HK slow to join Asian cruise ship gravy train | South China Morning Post
  • Sun
  • Mar 1, 2015
  • Updated: 5:12am

HK slow to join Asian cruise ship gravy train

PUBLISHED : Monday, 06 July, 2009, 12:00am
UPDATED : Monday, 06 July, 2009, 12:00am

Hong Kong is among the last of the major Asian ports to develop a terminal that can handle the world's largest cruise ships, which means planning the itineraries for such liners is not likely until 2011 at the earliest.

The government's planned cruise terminal will be at the former Kai Tak airport site, with the first berth scheduled to be ready by mid-2013. However, terminal facilities may not be completed until 2015. Singapore is on track to complete its International Cruise Terminal next year. Itinerary planning for cruises usually starts about two years in advance.

Adam Goldstein, president and chief executive of Royal Caribbean International, said several factors had to be considered.

'If the new terminal in Hong Kong is ready to take ships in mid-2013, then during the year 2011 into early 2012 will be the decision time for us. How do we take advantage of this facility? We have little more than two years from now to see how Legend of the Seas performs, how the market in Asia is performing overall, where we think Hong Kong fits into the strategic picture medium-to-long-term, and what other infrastructure development there is in the region.

'One thing about the cruise industry is it's regional in nature. The home ports are key but you can't be an effective home port if there aren't great ports of call to visit.'

US cruise operator Royal Caribbean will deploy its Legend of the Seas in the region for a year from November. At about 70,000 gross tonnes and capacity for more than 2,000 passengers, Legend of the Seas is the smallest ship in its fleet. By the end of next year, the fleet will have 22 ships, 14 of which will be between 90,000 and 220,000 gross tonnes; its Oasis of the Seas is the world's biggest cruise ship.

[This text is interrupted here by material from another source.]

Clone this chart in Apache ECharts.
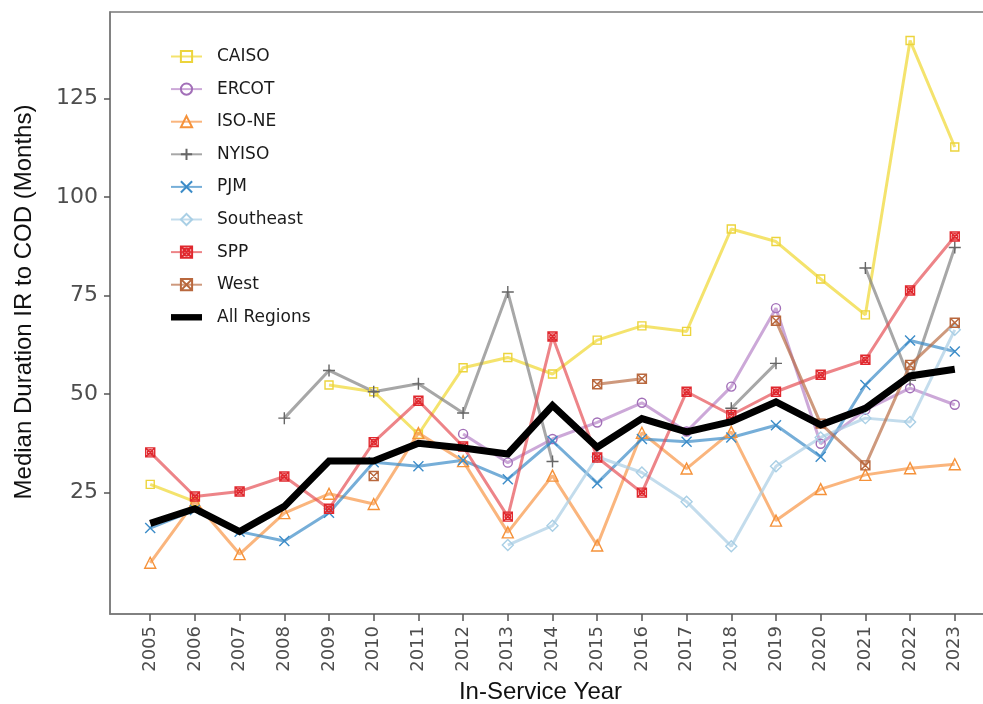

Hong Kong's new cruise facilities are designed to handle ships like the 6,000-passenger Oasis of the Seas, set to be in service in five months. Mr Goldstein said Royal Caribbean strove to have all passengers embark or disembark within 15 minutes.

At Port Everglades in Fort Lauderdale, Florida, where Oasis of the Seas would initially sail from, there were 90 immigration counters to process incoming passengers and 24 customs counters, although this was not necessarily what Hong Kong needed, he said.

At present, ships larger than Legend of the Seas cannot dock at Ocean Terminal and are usually diverted to the container terminal in Kwai Chung or have to anchor in the middle of the harbour.